DATA SECTION>
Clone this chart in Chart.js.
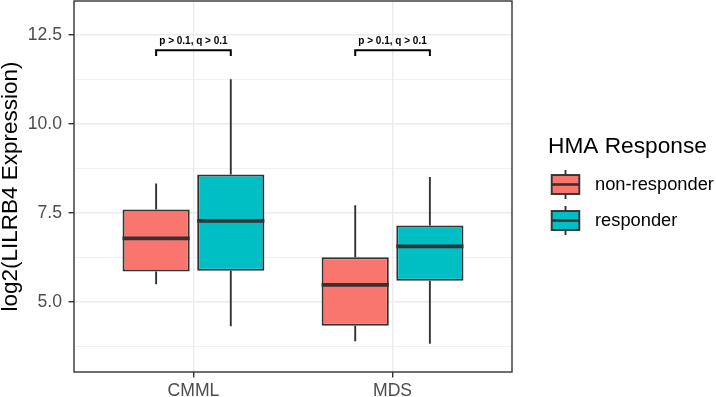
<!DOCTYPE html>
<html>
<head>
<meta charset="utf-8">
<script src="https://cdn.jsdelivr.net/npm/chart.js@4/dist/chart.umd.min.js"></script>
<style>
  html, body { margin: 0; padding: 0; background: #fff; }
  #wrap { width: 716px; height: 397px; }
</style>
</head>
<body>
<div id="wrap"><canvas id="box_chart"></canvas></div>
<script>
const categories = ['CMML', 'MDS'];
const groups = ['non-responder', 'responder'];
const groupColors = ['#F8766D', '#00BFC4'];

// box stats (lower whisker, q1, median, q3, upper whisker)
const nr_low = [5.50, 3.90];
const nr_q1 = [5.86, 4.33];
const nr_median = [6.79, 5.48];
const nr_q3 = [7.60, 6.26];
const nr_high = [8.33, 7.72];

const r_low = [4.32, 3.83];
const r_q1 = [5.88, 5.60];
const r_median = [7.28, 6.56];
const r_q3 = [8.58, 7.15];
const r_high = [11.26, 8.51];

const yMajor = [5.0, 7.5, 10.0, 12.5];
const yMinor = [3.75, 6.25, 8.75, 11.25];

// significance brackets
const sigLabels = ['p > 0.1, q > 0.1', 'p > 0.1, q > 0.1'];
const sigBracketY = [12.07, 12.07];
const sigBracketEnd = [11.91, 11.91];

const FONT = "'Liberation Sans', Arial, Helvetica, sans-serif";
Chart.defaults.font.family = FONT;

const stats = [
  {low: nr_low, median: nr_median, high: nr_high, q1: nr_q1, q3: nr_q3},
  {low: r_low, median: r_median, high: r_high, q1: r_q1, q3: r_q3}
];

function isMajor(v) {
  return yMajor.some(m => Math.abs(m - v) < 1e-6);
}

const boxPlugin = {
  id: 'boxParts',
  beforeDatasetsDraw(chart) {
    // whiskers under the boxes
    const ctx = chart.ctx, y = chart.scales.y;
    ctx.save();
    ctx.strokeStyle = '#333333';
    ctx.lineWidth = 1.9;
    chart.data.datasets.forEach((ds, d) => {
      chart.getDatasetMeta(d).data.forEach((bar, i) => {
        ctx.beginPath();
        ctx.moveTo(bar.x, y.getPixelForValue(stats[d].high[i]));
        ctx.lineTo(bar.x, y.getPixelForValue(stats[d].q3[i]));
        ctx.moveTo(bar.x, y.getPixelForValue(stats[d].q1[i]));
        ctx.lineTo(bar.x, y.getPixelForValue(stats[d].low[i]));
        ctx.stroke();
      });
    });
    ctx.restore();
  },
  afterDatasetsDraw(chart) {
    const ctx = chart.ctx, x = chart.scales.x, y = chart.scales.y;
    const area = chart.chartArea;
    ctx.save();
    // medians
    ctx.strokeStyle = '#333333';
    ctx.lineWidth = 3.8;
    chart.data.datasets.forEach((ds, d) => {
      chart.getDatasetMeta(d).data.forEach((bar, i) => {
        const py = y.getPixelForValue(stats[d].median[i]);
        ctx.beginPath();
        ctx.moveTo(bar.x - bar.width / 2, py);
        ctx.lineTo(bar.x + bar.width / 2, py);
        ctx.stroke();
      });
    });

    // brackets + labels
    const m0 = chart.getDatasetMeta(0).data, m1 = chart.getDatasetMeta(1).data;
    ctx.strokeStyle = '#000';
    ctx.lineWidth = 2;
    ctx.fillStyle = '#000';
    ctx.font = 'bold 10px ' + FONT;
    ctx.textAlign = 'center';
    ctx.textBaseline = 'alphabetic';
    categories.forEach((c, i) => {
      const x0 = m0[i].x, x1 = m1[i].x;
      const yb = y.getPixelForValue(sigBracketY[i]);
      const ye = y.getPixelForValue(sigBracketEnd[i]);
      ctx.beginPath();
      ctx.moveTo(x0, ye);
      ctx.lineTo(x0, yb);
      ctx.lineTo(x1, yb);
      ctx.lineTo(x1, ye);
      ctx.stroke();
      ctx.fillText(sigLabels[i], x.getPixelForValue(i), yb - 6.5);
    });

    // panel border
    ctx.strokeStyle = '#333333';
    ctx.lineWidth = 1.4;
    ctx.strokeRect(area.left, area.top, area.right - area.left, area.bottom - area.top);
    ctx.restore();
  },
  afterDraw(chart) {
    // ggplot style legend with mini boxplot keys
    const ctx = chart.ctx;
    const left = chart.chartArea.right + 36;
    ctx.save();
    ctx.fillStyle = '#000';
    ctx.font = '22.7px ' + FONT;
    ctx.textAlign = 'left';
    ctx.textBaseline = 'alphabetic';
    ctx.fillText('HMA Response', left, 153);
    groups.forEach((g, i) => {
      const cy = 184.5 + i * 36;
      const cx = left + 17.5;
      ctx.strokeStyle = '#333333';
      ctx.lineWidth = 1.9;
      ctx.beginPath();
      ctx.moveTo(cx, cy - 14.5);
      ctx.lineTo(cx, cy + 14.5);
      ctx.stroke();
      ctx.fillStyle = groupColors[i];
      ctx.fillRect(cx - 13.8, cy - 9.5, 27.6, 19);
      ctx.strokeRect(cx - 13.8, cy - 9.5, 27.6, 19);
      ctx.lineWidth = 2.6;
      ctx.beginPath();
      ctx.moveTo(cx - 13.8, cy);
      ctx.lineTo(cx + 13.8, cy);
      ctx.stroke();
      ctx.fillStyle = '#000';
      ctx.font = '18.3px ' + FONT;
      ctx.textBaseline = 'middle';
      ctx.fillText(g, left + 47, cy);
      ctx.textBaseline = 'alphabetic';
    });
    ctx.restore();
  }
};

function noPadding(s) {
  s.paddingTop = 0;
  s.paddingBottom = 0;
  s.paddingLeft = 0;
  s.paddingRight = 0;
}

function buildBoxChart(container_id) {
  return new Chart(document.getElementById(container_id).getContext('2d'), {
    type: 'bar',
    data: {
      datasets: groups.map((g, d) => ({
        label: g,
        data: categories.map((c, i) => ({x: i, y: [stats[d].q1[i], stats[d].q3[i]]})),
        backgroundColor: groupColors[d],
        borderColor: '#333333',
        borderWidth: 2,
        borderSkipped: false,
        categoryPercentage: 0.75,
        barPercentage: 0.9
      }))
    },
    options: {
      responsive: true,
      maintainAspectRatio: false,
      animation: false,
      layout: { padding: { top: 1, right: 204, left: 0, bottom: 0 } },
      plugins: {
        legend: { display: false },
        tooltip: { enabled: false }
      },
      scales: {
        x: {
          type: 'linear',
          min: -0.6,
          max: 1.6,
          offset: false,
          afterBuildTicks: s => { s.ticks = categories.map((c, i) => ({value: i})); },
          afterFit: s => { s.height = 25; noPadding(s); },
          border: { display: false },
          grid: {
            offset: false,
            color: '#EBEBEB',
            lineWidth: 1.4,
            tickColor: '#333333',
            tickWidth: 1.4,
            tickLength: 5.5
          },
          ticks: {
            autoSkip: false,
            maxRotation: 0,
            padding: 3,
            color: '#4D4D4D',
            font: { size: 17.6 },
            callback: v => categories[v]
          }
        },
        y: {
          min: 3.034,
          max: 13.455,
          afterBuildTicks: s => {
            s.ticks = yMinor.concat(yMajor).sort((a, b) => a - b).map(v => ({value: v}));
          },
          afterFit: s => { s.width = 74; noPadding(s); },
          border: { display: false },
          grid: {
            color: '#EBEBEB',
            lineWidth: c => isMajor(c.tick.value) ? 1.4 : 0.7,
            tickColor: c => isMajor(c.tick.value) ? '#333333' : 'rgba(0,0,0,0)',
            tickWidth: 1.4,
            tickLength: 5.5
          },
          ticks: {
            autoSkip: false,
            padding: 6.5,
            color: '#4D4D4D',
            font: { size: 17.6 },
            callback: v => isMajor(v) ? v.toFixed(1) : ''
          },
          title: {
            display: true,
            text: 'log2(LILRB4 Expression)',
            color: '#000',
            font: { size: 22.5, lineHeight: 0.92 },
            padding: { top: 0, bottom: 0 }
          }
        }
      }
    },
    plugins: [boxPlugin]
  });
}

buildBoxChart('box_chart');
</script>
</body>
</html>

AIM>
Pictures stay out. Repeat only the lines from the beginning of the data through the line that has "const groupColors = ['#F8766D', '#00BFC4'];".

SOLUTION FOR THIS EXERCISE>
Clone this chart in Chart.js.
<!DOCTYPE html>
<html>
<head>
<meta charset="utf-8">
<script src="https://cdn.jsdelivr.net/npm/chart.js@4/dist/chart.umd.min.js"></script>
<style>
  html, body { margin: 0; padding: 0; background: #fff; }
  #wrap { width: 716px; height: 397px; }
</style>
</head>
<body>
<div id="wrap"><canvas id="box_chart"></canvas></div>
<script>
const categories = ['CMML', 'MDS'];
const groups = ['non-responder', 'responder'];
const groupColors = ['#F8766D', '#00BFC4'];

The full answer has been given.